The belief that technology can be profitably employed to control and manage time has a long history. In this talk I show how electronic calendaring systems have become emblematic of the contemporary vision of mastering time, codifying a distinctive quantitative orientation to time. Drawing on interviews with calendar designers, I explore the quest among knowledge workers in Silicon Valley to embed a culture of temporal optimization through the use of calendaring software. Their response reveals a specific kind of technoscientific world: one fixated with solving the problem of time scarcity in contexts organized around maximizing productivity. Furthermore, this world is increasingly embracing the power of predictive data analytics and artificial intelligence. Yet rather than being the progressive act that many Silicon Valley designers posit, this move toward automating time is the latest in a series of long-standing moral attempts to subject time to a particular brand of rationalization. This orientation to, and valorization of, the fast-paced, full life requires incessant performance on our part and the relentless pursuit of self-enhancement.
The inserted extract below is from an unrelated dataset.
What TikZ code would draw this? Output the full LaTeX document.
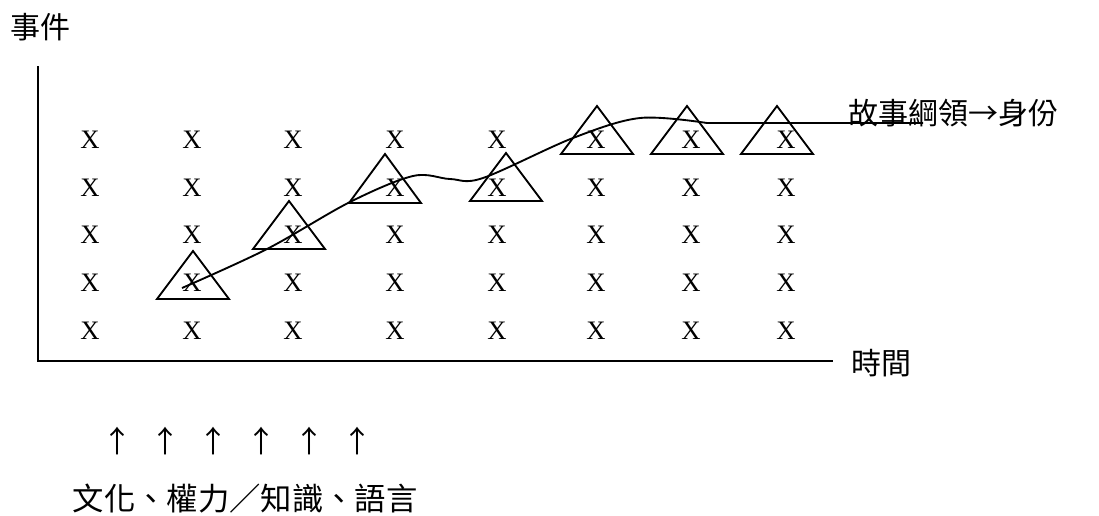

In other words, positing that time has now become fodder for pattern recognition, I argue that calendaring software configures time events as auditable data that is ripe for accounting in the service of both old and new forms of socially-constructed optimization.

About the Speaker

Prof Judy Wajcman is the Anthony Giddens Professor of Sociology at LSE and a Fellow at The Alan Turing Institute, where she is the Principal Investigator on the Women in Data Science and Artificial Intelligence research project. She is a Visiting Professor at the Oxford Internet Institute and a member of the AI100 Standing Committee.